Many translations render verse eight as follows: “The days are surely coming, says the Lord, when I will establish a new covenant with the house of Israel.” However, the writer of Hebrews changes the verb found in the Septuagint, using suntelesõ instead of diathçsomai. Would he have made this change in nuance if it were not for the purpose of making a point? James Moffatt uses the word “conclude” instead of “establish,” thus indicating an element of process in covenant history; a new thrust rather than a totally new beginning. A check of various biblical dictionaries yields the following possibilities: complete, carry out, fulfill, and accomplish. If those terms reflect the true meaning of the verb, the organic relationship between the old and the new is not broken.

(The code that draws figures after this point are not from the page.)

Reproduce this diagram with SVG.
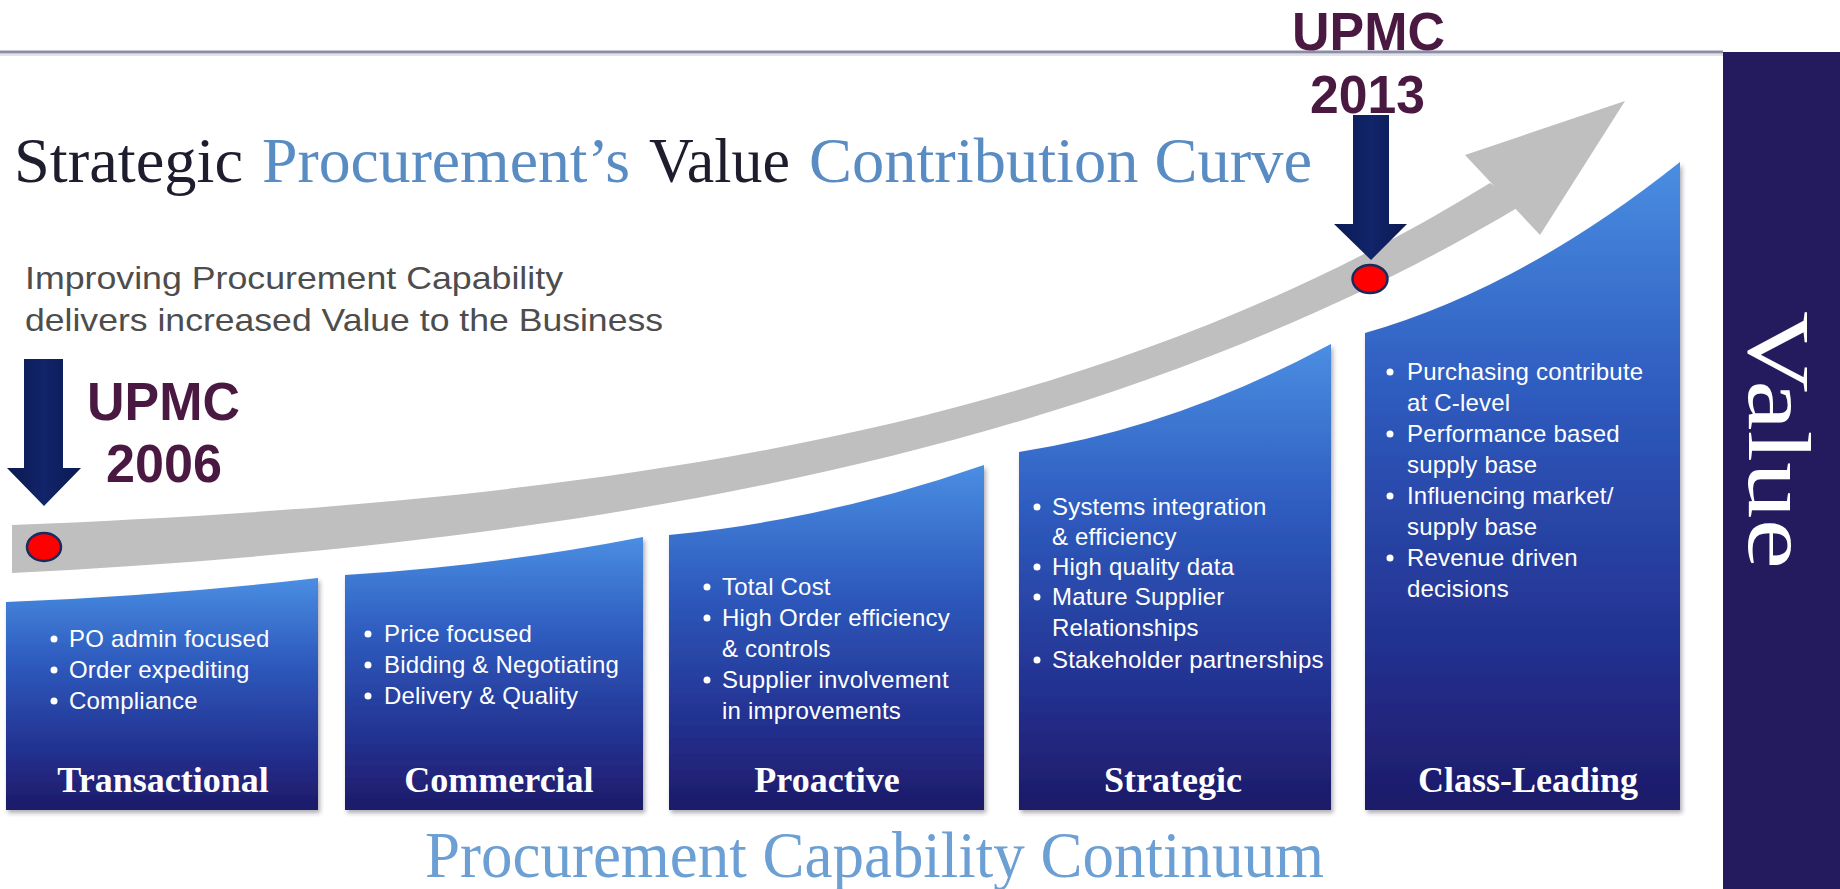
<svg xmlns="http://www.w3.org/2000/svg" width="1840" height="889" viewBox="0 0 1840 889">
  <defs>
    <linearGradient id="barFill" x1="0" y1="0" x2="0" y2="1">
      <stop offset="0" stop-color="#4a8ee2"/>
      <stop offset="0.35" stop-color="#2e5cbf"/>
      <stop offset="0.75" stop-color="#23308f"/>
      <stop offset="1" stop-color="#1e1a68"/>
    </linearGradient>
    <linearGradient id="arrowFill" x1="0" y1="0" x2="1" y2="0">
      <stop offset="0" stop-color="#0a1a52"/>
      <stop offset="0.5" stop-color="#12246a"/>
      <stop offset="1" stop-color="#0a1a52"/>
    </linearGradient>
    <filter id="barShadow" x="-5%" y="-5%" width="115%" height="115%">
      <feDropShadow dx="2" dy="3" stdDeviation="2" flood-color="#333344" flood-opacity="0.4"/>
    </filter>
    <style>
      .title { font-family: "Liberation Serif", "Times New Roman", serif; font-size: 63px; }
      .dark { fill: #1d1d2d; }
      .blue { fill: #5a8cc4; }
      .sub { font-family: "Liberation Sans", Arial, sans-serif; font-size: 32px; fill: #4d4d4d; }
      .bar { fill: url(#barFill); filter: url(#barShadow); }
      .item { font-family: "Liberation Sans", Arial, sans-serif; font-size: 24px; letter-spacing: 0.2px; fill: #ffffff; }
      .dot { fill: #ffffff; }
      .label { font-family: "Liberation Serif", "Times New Roman", serif; font-weight: bold; font-size: 36px; fill: #ffffff; text-anchor: middle; }
      .upmc { font-family: "Liberation Sans", Arial, sans-serif; font-weight: bold; font-size: 54px; fill: #4a1942; }
      .down { fill: url(#arrowFill); }
      .marker { fill: #ff0000; stroke: #1a2a5e; stroke-width: 2.5; }
      .curve { fill: #bfbfbf; }
    </style>
  </defs>

  <rect width="1840" height="889" fill="#ffffff"/>

  <!-- top rule -->
  <line x1="0" y1="52" x2="1723" y2="52" stroke="#8c8ca6" stroke-width="3"/>
  <line x1="0" y1="55" x2="1723" y2="55" stroke="#e2e2ea" stroke-width="2"/>

  <!-- heading -->
  <g id="title">
    <text class="title dark" x="14" y="182" textLength="229" lengthAdjust="spacingAndGlyphs">Strategic</text>
    <text class="title blue" x="262" y="182" textLength="368" lengthAdjust="spacingAndGlyphs">Procurement’s</text>
    <text class="title dark" x="649" y="182" textLength="141" lengthAdjust="spacingAndGlyphs">Value</text>
    <text class="title blue" x="809" y="182" textLength="503" lengthAdjust="spacingAndGlyphs">Contribution Curve</text>
  </g>

  <g id="subtitle">
    <text class="sub" x="25" y="289" textLength="538" lengthAdjust="spacingAndGlyphs">Improving Procurement Capability</text>
    <text class="sub" x="25" y="331" textLength="638" lengthAdjust="spacingAndGlyphs">delivers increased Value to the Business</text>
  </g>

  <!-- growth curve and year markers -->
  <g id="connectors">
    <path class="curve" d="M12,525 C612,501 1090,431 1490,183 L1522,205 C1122,445 612,543 12,573 Z"/>
    <polygon class="curve" points="1465,155 1625,101 1540,235"/>
    <polygon class="down" points="24,359 63,359 63,468 81,468 44,506 7,468 24,468"/>
    <polygon class="down" points="1353,115 1389,115 1389,224 1407,224 1371,260 1334,224 1353,224"/>
  </g>

  <g id="upmc-2006">
    <ellipse class="marker" cx="44" cy="547" rx="17" ry="14"/>
    <text class="upmc" x="87" y="420" textLength="153" lengthAdjust="spacingAndGlyphs">UPMC</text>
    <text class="upmc" x="106" y="482" textLength="116" lengthAdjust="spacingAndGlyphs">2006</text>
  </g>

  <g id="upmc-2013">
    <ellipse class="marker" cx="1370" cy="279" rx="17.5" ry="14"/>
    <text class="upmc" x="1292" y="50" textLength="153" lengthAdjust="spacingAndGlyphs">UPMC</text>
    <text class="upmc" x="1310" y="113" textLength="115" lengthAdjust="spacingAndGlyphs">2013</text>
  </g>

  <!-- capability stages -->
  <g id="transactional">
    <path class="bar" d="M6,810 L6,602 Q162,596 318,578 L318,810 Z"/>
    <circle class="dot" cx="54" cy="639" r="3.5"/>
    <circle class="dot" cx="54" cy="670" r="3.5"/>
    <circle class="dot" cx="54" cy="701" r="3.5"/>
    <text class="item" x="69" y="647">PO admin focused</text>
    <text class="item" x="69" y="678">Order expediting</text>
    <text class="item" x="69" y="709">Compliance</text>
    <text class="label" x="163" y="792">Transactional</text>
  </g>

  <g id="commercial">
    <path class="bar" d="M345,810 L345,575 Q494,566 643,537 L643,810 Z"/>
    <circle class="dot" cx="368" cy="634" r="3.5"/>
    <circle class="dot" cx="368" cy="665" r="3.5"/>
    <circle class="dot" cx="368" cy="696" r="3.5"/>
    <text class="item" x="384" y="642">Price focused</text>
    <text class="item" x="384" y="673">Bidding &amp; Negotiating</text>
    <text class="item" x="384" y="704">Delivery &amp; Quality</text>
    <text class="label" x="499" y="792">Commercial</text>
  </g>

  <g id="proactive">
    <path class="bar" d="M669,810 L669,535 Q826,520 984,465 L984,810 Z"/>
    <circle class="dot" cx="707" cy="587" r="3.5"/>
    <circle class="dot" cx="707" cy="618" r="3.5"/>
    <circle class="dot" cx="707" cy="680" r="3.5"/>
    <text class="item" x="722" y="595">Total Cost</text>
    <text class="item" x="722" y="626">High Order efficiency</text>
    <text class="item" x="722" y="657">&amp; controls</text>
    <text class="item" x="722" y="688">Supplier involvement</text>
    <text class="item" x="722" y="719">in improvements</text>
    <text class="label" x="827" y="792">Proactive</text>
  </g>

  <g id="strategic">
    <path class="bar" d="M1019,810 L1019,452 Q1175,428 1331,344 L1331,810 Z"/>
    <circle class="dot" cx="1037" cy="507" r="3.5"/>
    <circle class="dot" cx="1037" cy="567" r="3.5"/>
    <circle class="dot" cx="1037" cy="597" r="3.5"/>
    <circle class="dot" cx="1037" cy="660" r="3.5"/>
    <text class="item" x="1052" y="515">Systems integration</text>
    <text class="item" x="1052" y="545">&amp; efficiency</text>
    <text class="item" x="1052" y="575">High quality data</text>
    <text class="item" x="1052" y="605">Mature Supplier</text>
    <text class="item" x="1052" y="636">Relationships</text>
    <text class="item" x="1052" y="668">Stakeholder partnerships</text>
    <text class="label" x="1173" y="792">Strategic</text>
  </g>

  <g id="class-leading">
    <path class="bar" d="M1365,810 L1365,333 Q1522,288 1680,162 L1680,810 Z"/>
    <circle class="dot" cx="1390" cy="372" r="3.5"/>
    <circle class="dot" cx="1390" cy="434" r="3.5"/>
    <circle class="dot" cx="1390" cy="496" r="3.5"/>
    <circle class="dot" cx="1390" cy="558" r="3.5"/>
    <text class="item" x="1407" y="380">Purchasing contribute</text>
    <text class="item" x="1407" y="411">at C-level</text>
    <text class="item" x="1407" y="442">Performance based</text>
    <text class="item" x="1407" y="473">supply base</text>
    <text class="item" x="1407" y="504">Influencing market/</text>
    <text class="item" x="1407" y="535">supply base</text>
    <text class="item" x="1407" y="566">Revenue driven</text>
    <text class="item" x="1407" y="597">decisions</text>
    <text class="label" x="1528" y="792">Class-Leading</text>
  </g>

  <g id="axis-x">
    <text x="425" y="877" textLength="899" lengthAdjust="spacingAndGlyphs" font-family="Liberation Serif, Times New Roman, serif" font-size="66" fill="#6c9fd3">Procurement Capability Continuum</text>
  </g>

  <g id="axis-y">
    <rect x="1723" y="52" width="117" height="837" fill="#241b5f"/>
    <text transform="translate(1749,311) rotate(90)" textLength="258" lengthAdjust="spacingAndGlyphs" font-family="Liberation Serif, Times New Roman, serif" font-size="88" fill="#ffffff">Value</text>
  </g>
</svg>
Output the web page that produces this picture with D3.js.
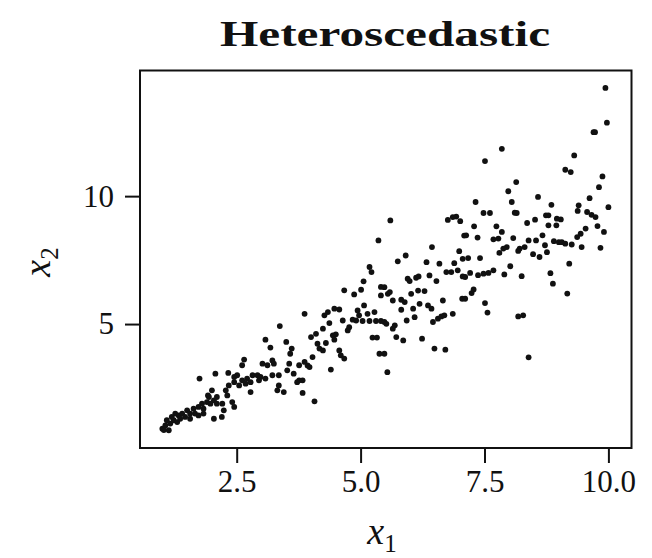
<!DOCTYPE html>
<html>
<head>
<meta charset="utf-8">
<script src="https://cdn.jsdelivr.net/npm/d3@7"></script>
<style>
  body { margin: 0; background: #fff; }
  svg text { font-family: "Liberation Serif", "DejaVu Serif", serif; fill: #111; }
</style>
</head>
<body>
<div class="chart"></div>
<script>
// values (x1, x2 pairs)
var x1 = [
  1.75, 2.07, 2.00, 1.92, 2.04, 1.00, 1.13, 1.06, 1.16, 1.23, 1.19, 1.30, 1.33, 1.40, 1.46, 1.50, 1.56, 1.63,
  1.66, 1.73, 1.80, 1.83, 1.90, 1.97, 2.04, 2.10, 1.94, 2.10, 1.09, 1.03, 1.36, 1.56, 1.73, 1.83, 1.26,
  3.37, 3.08, 3.18, 3.50, 3.61, 3.58, 2.65, 2.61, 3.02, 3.12, 3.22, 3.25, 3.56, 3.76, 2.33, 2.45, 2.51, 2.61,
  2.71, 2.82, 2.92, 2.98, 3.08, 3.22, 3.35, 3.52, 3.65, 3.76, 2.34, 2.45, 2.55, 2.68, 2.78, 2.95, 3.35, 3.32,
  3.45, 3.72, 2.28, 2.31, 2.78, 2.21, 2.41, 2.45, 2.24, 2.20,
  5.36, 5.18, 5.22, 5.06, 4.67, 4.87, 5.01, 5.41, 5.41, 3.87, 4.27, 4.34, 4.47, 4.57, 4.94, 5.07, 4.97, 5.14,
  5.28, 4.64, 4.84, 4.91, 5.04, 5.18, 5.31, 5.41, 4.37, 4.77, 4.74, 4.24, 4.10, 4.00, 4.44, 4.50, 4.47, 4.13,
  4.30, 5.24, 5.33, 4.17, 4.24, 4.57, 4.60, 4.67, 5.38, 4.03, 3.87, 3.93, 3.97, 4.40, 3.83, 3.83, 4.07,
  5.60, 6.76, 6.86, 6.93, 7.01, 7.09, 6.44, 6.99, 5.91, 5.75, 6.33, 6.59, 6.89, 7.06, 6.73, 6.83, 6.96, 7.06,
  6.39, 5.95, 5.99, 6.12, 6.17, 6.53, 5.48, 5.55, 5.59, 6.02, 6.16, 6.29, 5.65, 5.82, 5.89, 6.19, 6.36, 6.43,
  6.66, 7.05, 6.06, 5.82, 5.48, 5.52, 5.69, 5.65, 5.93, 6.09, 6.46, 6.56, 6.63, 6.69, 6.86, 5.72, 5.86, 6.24,
  6.49, 6.71, 5.48, 5.54,
  7.85, 7.51, 8.14, 7.98, 8.58, 7.32, 8.05, 7.48, 7.61, 8.11, 8.15, 8.36, 8.52, 8.74, 7.29, 7.74, 7.85, 7.13,
  7.36, 7.68, 7.78, 8.08, 8.39, 8.54, 8.67, 7.95, 7.88, 8.21, 8.31, 8.18, 8.72, 7.80, 8.48, 8.61, 7.17, 7.41,
  8.02, 7.21, 7.37, 7.48, 7.58, 7.68, 7.90, 8.25, 7.11, 7.24, 7.28, 7.11, 7.51, 7.56, 8.18, 8.28, 8.39,
  9.94, 9.97, 9.70, 9.73, 9.31, 9.13, 9.24, 9.88, 9.81, 9.62, 8.85, 10.00, 9.40, 9.38, 9.57, 9.66, 9.74, 9.78,
  9.91, 9.54, 9.44, 9.37, 8.96, 9.04, 8.79, 8.79, 8.95, 8.90, 9.00, 9.06, 9.13, 9.26, 9.46, 9.84, 8.76, 9.21,
  8.83, 8.88, 9.17
];
var x2 = [
  2.87, 3.06, 2.41, 2.21, 1.30, 0.91, 0.85, 1.04, 1.11, 1.24, 1.37, 1.17, 1.43, 1.50, 1.37, 1.63, 1.50, 1.69,
  1.50, 1.76, 1.89, 1.69, 1.95, 1.89, 2.02, 1.89, 2.15, 2.15, 1.24, 0.86, 1.30, 1.30, 1.43, 1.50, 1.50,
  4.92, 4.39, 4.08, 4.30, 4.04, 3.84, 3.61, 3.39, 3.45, 3.39, 3.58, 3.45, 3.45, 3.39, 3.09, 2.93, 3.00, 2.80,
  2.87, 3.00, 3.00, 2.93, 2.87, 3.00, 3.00, 3.19, 3.06, 2.80, 2.60, 2.73, 2.60, 2.67, 2.73, 2.80, 2.60, 2.41,
  2.34, 2.73, 2.41, 2.21, 2.34, 1.89, 1.95, 1.76, 1.63, 1.37,
  8.27, 7.23, 7.03, 6.67, 6.32, 6.16, 6.34, 6.45, 6.12, 5.40, 5.34, 5.47, 5.60, 5.57, 5.53, 5.73, 5.34, 5.40,
  5.47, 5.14, 5.17, 5.14, 5.12, 5.12, 5.12, 5.12, 5.04, 4.88, 4.75, 4.82, 4.62, 4.49, 4.56, 4.60, 4.39, 4.23,
  4.26, 4.47, 4.47, 4.04, 3.97, 3.97, 3.78, 3.65, 3.84, 3.71, 3.52, 3.38, 3.32, 3.22, 2.80, 2.31, 1.98,
  9.05, 9.07, 9.18, 9.20, 9.02, 8.46, 8.01, 7.85, 7.68, 7.45, 7.42, 7.36, 7.38, 7.55, 7.03, 7.03, 7.10, 6.86,
  6.90, 6.77, 6.68, 6.81, 6.86, 6.68, 6.44, 6.18, 6.25, 6.18, 6.31, 6.29, 5.92, 5.95, 5.86, 5.79, 5.73, 5.60,
  5.92, 5.99, 5.60, 5.56, 5.08, 5.01, 4.95, 4.82, 5.14, 5.27, 5.08, 5.21, 5.30, 5.34, 5.40, 4.49, 4.36, 4.43,
  4.04, 4.00, 3.84, 3.12,
  11.85, 11.37, 10.55, 10.19, 9.97, 9.77, 9.77, 9.34, 9.34, 9.35, 9.34, 8.95, 9.08, 9.25, 8.82, 8.82, 8.60, 8.47,
  8.38, 8.31, 8.34, 8.36, 8.27, 8.27, 8.47, 8.01, 7.95, 7.95, 8.01, 7.86, 8.08, 7.78, 7.73, 7.62, 7.58, 7.58,
  7.26, 7.00, 6.91, 6.97, 7.00, 7.10, 6.94, 6.87, 6.84, 6.21, 6.35, 5.99, 5.82, 5.45, 5.30, 5.34, 3.70,
  14.23, 12.87, 12.50, 12.50, 11.59, 11.03, 10.94, 10.77, 10.35, 9.92, 9.66, 9.57, 9.64, 9.42, 9.38, 9.27, 9.18, 8.83,
  8.60, 8.73, 8.53, 8.40, 9.12, 9.09, 9.25, 8.86, 8.86, 8.24, 8.20, 8.20, 8.14, 8.11, 8.01, 7.98, 7.81, 7.36,
  6.99, 6.58, 6.19
];
var xTicks = [2.5, 5.0, 7.5, 10.0];
var yTicks = [5, 10];

var width = 652, height = 558;
var svg = d3.select('.chart').append('svg').attr('width', width).attr('height', height);

var x = d3.scaleLinear().domain([0.549, 10.466]).range([140, 631.5]);
var y = d3.scaleLinear().domain([0.156, 14.91]).range([448, 70.5]);

// title
svg.append('text')
    .attr('x', 385).attr('y', 46)
    .attr('text-anchor', 'middle')
    .style('font-size', '36px').style('font-weight', 'bold')
    .attr('textLength', 330).attr('lengthAdjust', 'spacingAndGlyphs')
    .text('Heteroscedastic');

// points
svg.append('g').selectAll('circle')
    .data(x1)
    .enter().append('circle')
    .attr('cx', function (d) { return x(d); })
    .attr('cy', function (d, i) { return y(x2[i]); })
    .attr('r', 2.9)
    .attr('fill', '#111');

// frame
svg.append('rect')
    .attr('x', 140).attr('y', 70.5)
    .attr('width', 491.5).attr('height', 377.5)
    .attr('fill', 'none').attr('stroke', '#111').attr('stroke-width', 2);

var gx = svg.append('g')
    .attr('transform', 'translate(0,448)')
    .call(d3.axisBottom(x).tickValues(xTicks).tickFormat(d3.format('.1f')).tickSize(15).tickPadding(7));
var gy = svg.append('g')
    .attr('transform', 'translate(140,0)')
    .call(d3.axisLeft(y).tickValues(yTicks).tickFormat(d3.format('d')).tickSize(15).tickPadding(11));

[gx, gy].forEach(function (g) {
    g.select('.domain').remove();
    g.selectAll('.tick line').attr('stroke', '#111').attr('stroke-width', 2);
    g.selectAll('.tick text').style('font-size', '31px').attr('fill', '#111');
});

// axis labels
var xl = svg.append('text')
    .attr('x', 382).attr('y', 544)
    .attr('text-anchor', 'middle')
    .style('font-size', '38px');
xl.append('tspan').style('font-style', 'italic').text('x');
xl.append('tspan').attr('dy', 8).style('font-size', '25px').text('1');

var yl = svg.append('text')
    .attr('transform', 'translate(50,262) rotate(-90)')
    .attr('text-anchor', 'middle')
    .style('font-size', '38px');
yl.append('tspan').style('font-style', 'italic').text('x');
yl.append('tspan').attr('dy', 8).style('font-size', '25px').text('2');
</script>
</body>
</html>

The old order may be “growing old” and “in the process of disappearing” (8:13), but that is true of the Church as well, even of the messianic rule (1 Corinthians 15:24) God will be “all in all” (15:28). In the glaring light of the glorious future of the Lord, all things are viewed as “provisional.” In the New Jerusalem, all things will be made new (Revelation 21:5). The glory and the honor of the nations will enter therein (21:26), but there will be no temple. It is a magnificent vision. But, as professor Neusner reminds us, we live in the here and now; and as he sees it, it is that reality which Christianity neglects because it is so focused on the world to come. That even such a learned scholar can come to that conclusion should give us food for thought about our proclamation and practices. I find no basis for such a position in either the gospels or the apostolic writings.
THE BELIEVER’S LIFE IN THESE LAST DAYS
“Loyalty to Jesus as the great high priest,” we hear Chilton say, is the only means to the perfection that will allow one to stand before the God of Righteousness. Following Jesus is indeed what Christian discipleship is all about. Rather than adopting the language of moral striving, however, the writer of Hebrews expresses things in the kerygmatic mode of a good news message. Faith in the perfect sacrifice of the great high priest becomes the foundation of a new life that leads to loyal service to the Lord Jesus. It is the kind of faith that was manifested in the life of Abraham, who believed God and obeyed the voice “from beyond” that sent him on a journey to a promised future. Through faith we inherit that promise (6:12,17); become children of Abraham, partners with Christ (3:14), and servants of the kingdom.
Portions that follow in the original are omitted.